“He renounced his faith to become immortal. Passion, anger, vengeance, and hatred will be unleashed into the modern world.”
Budget
$52M
Revenue
$34M
In 15th-century Wallachia, Prince Vlad learns of his wife's brutal murder while fighting the Ottomans. In his despair, he renounces God and Heaven—and is cursed with immortality, reborn as Dracula. Over four centuries, he carves a bloody path across Europe in search of Elisabeta's reincarnation. When he finally finds her, he faces an impossible choice: condemn her to his eternal darkness, or let her go forever.
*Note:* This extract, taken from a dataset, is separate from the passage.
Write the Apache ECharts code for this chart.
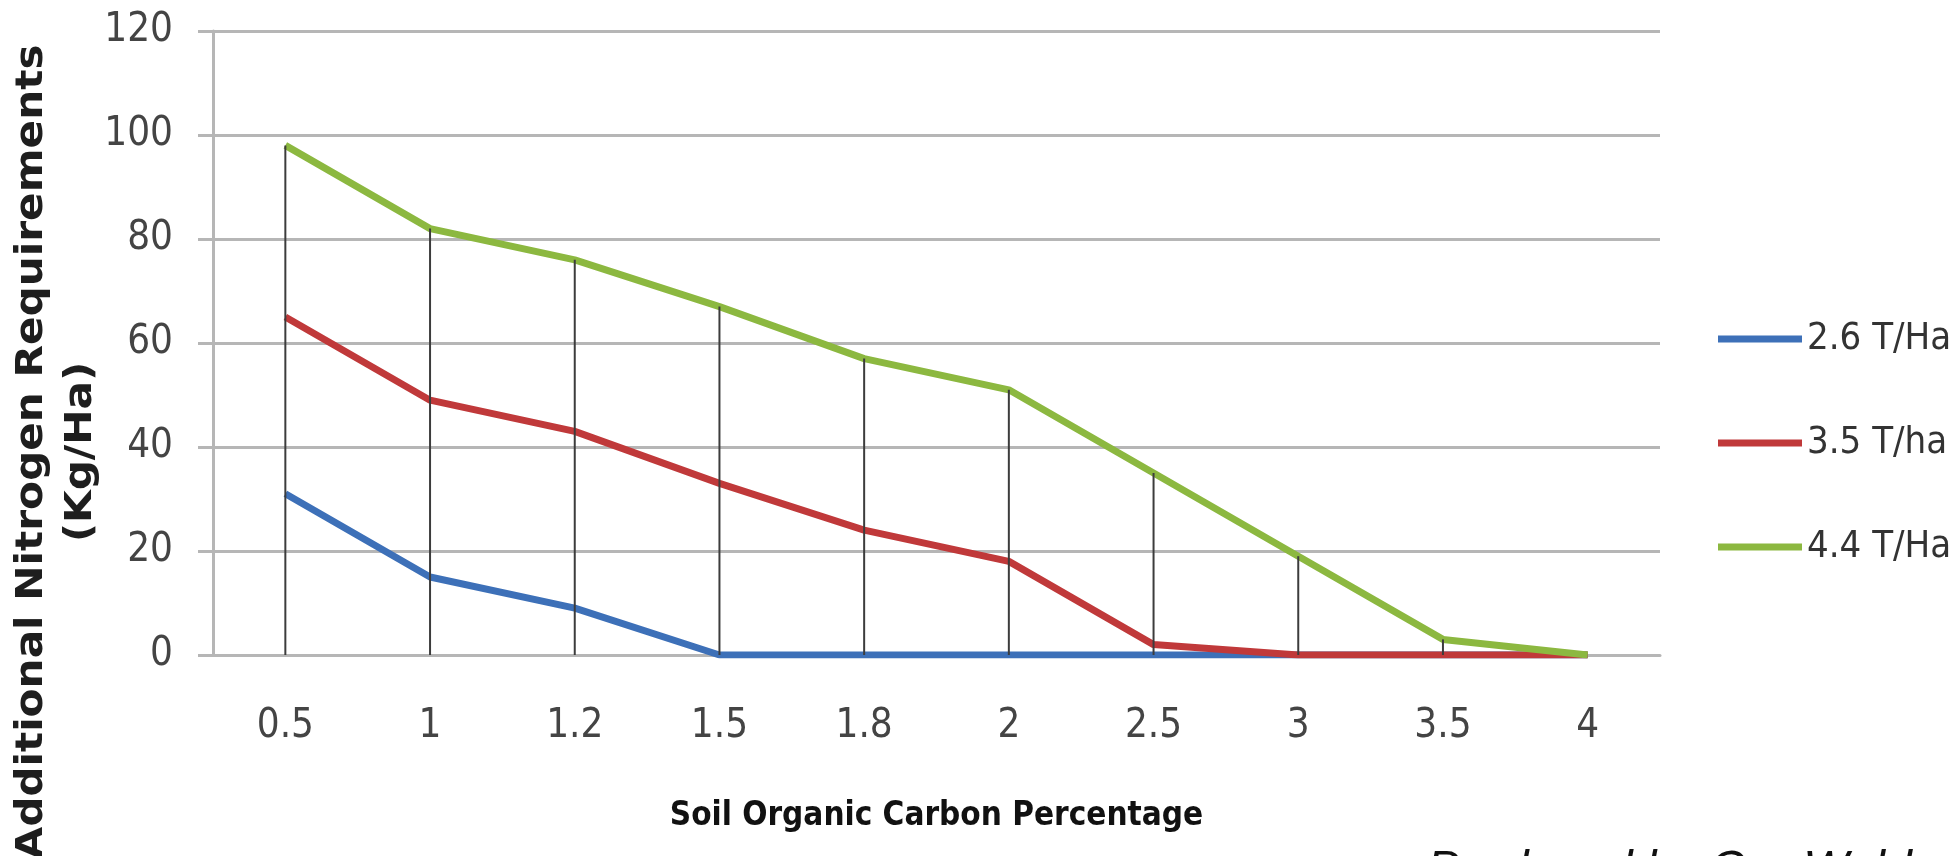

This is the story of a man who became a monster to reclaim his soul.
I grew up with Coppola's romantic gothic masterpiece, so I walked into Besson's version with skepticism. The moment I saw Caleb Landry Jones on screen, my doubts vanished. His eyes hold not rage, but an indescribable exhaustion and grief. This Dracula is a prince who defied God for love. The battle scenes carry Besson's signature; each strike feels like a scream. Christoph Waltz's priest embodies the cold intellect lurking within the darkness. But what truly broke me was Danny Elfman's score. When Dracula touches Mina for the first time in four centuries, the strings swell with such aching tenderness that something inside you fractures. This isn't a horror film. It's an elegy for a man stubborn enough to search four hundred years for someone he lost. Waiting 400 years... If that's true love, it's both terrifying and beautiful.